Expert Voices

Why Are Women Really Accused of Witchcraft?

A woman living on the countryside in China.
A woman living on the countryside in China. (Image credit: Shutterstock)

This article was originally published at The Conversation. The publication contributed the article to Live Science's Expert Voices: Op-Ed & Insights.

From medieval witch hunts in Europe to contemporary "witch doctors" in Tanzania, belief in witchcraft has existed across human societies throughout history. Anthropologists have long been fascinated by the phenomenon, but have struggled to study it with quantitative methods – our understanding of how and why it arises is therefore poor.
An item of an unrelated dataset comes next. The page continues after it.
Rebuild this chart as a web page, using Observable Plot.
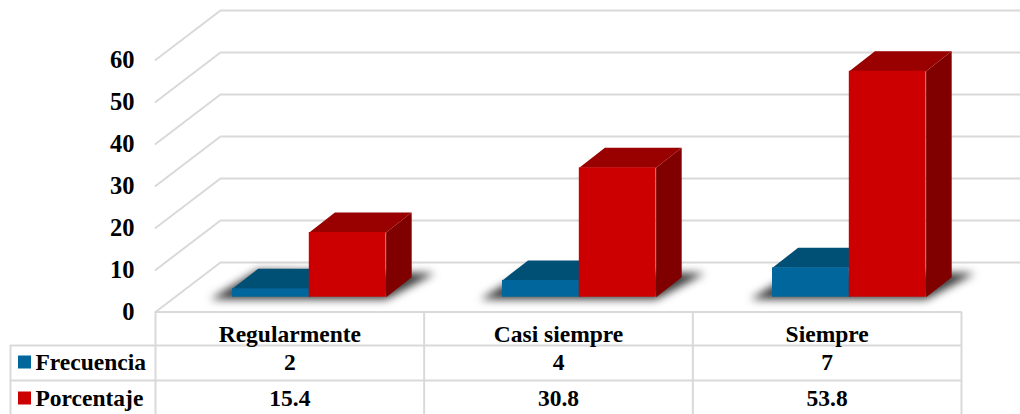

But a study we conducted of one Chinese region provided an opportunity to test the most common hypothesis – that witchcraft accusations act as punishment for those who do not cooperate with local norms. According to this theory, witch tags mark supposedly untrustworthy individuals and encourage others to conform out of fear of being labelled. However, some empirical studies have shown that witch labelling instead undermines trust and social cohesion in a society.

Our study is based on 800 households in five villages in south-western China. We examined the social behaviour of those who were labelled with a "witch" tag, and compared it with those who were not. The work, published in Nature Human Behaviour, was the basis of a long-term collaboration between scientists from University College London, the Chinese Academy of Sciences in Beijing and Lanzhou University.

To determine the social networks and cooperation between households, we conducted house-to-house surveys, asking who had children, marriages and partnerships with whom. We also collected data on gift-giving, and on working groups on farms during harvest and planting seasons to see who was helping other households with their farming. All these measures gave rise to four social networks between households based on kinship, reproductive partners, gifts exchanged or farm work.

Magic poison

While in the area, we were occasionally warned not to eat in certain households, as women there were believed to be supernatural "poison givers". The label they used – "zhu" or "zhubo" – is sometimes also translated as "witch". It was common knowledge which homes were so labelled and we were surprised to find it accounted for 13% of the households.

The tag was one of the strongest predictors of assortment on social networks. Those from tagged households rarely had children or partnerships with those from untagged households, nor did they exchange gifts or work on each others' farms very often. However, tagged households were helping each other and reproducing with each other, which mitigated the costs of exclusion from mainstream social networks.

We also played an "economic game" in the villages, where each person was given a small sum of money and asked to donate any proportion of it they wished to the village (to be divided among all the players). We found no evidence that those tagged as "witches" were any less cooperative in this game than any others.

In fact, we found that labelled households were very similar to other households, except the tagged households were more likely to be headed by women and were actually slightly wealthier than average.

We also discovered that the process of acquiring the label was opaque. Even victims often did not know who had started a rumor about them, they may just begin to notice others avoiding them. Some sources report such tags running in the family, with daughters inheriting the status from their mothers. Hence the origin of the slur could have occurred long ago.

Interpreting the results

Anthropologists who believe that the fear of loss of reputation (by witch labelling or other reasons) can be a huge driver of cooperation in the wider community often back their arguments with laboratory experiments using economic games. Such experiments also show that those who punish transgressors can gain reputational benefits themselves.

However real world examples of this are hard to come by. Most studies of witchcraft are not quantitative and do not examine social networks as we have done. While this study suggests there is no evidence that those labelled with this harmful tag were uncooperative, it does not fully explain why such accusations stick in some cases and not in others.

Our conclusion is that witch accusation has evolved from competition between households. Labelling may have become a way for people to get ahead of their rivals and gain a competitive advantage in reproduction or resources. However, the sources of competition may be different in different cases.

There are other explanations that may apply too. All around the world conceptions of witchcraft share many common features. For example, middle aged women are the most common victims, and accusations of poisoning are frequently involved. But there are also many differences. Another idea for the origins of witchcraft denunciations is that they are common when patriarchal institutions are trying to establish dominance over matriarchal ones. This could possibly also apply in this case as Buddhism, the most common religion in the area, is more male-dominated whereas the traditional social structure in the region is "matrilineal", where descent is usually traced through the female line.

A patriarchal dimension to witchcraft accusations could also explain the prevalence of women as victims both in traditional societies, and even in modern contexts that can resemble "witch hunts", such as online bullying specifically targeting women.

The more research we do, the closer we can get to understanding and tackling the mechanisms behind these practices that can be devastating for women across the world.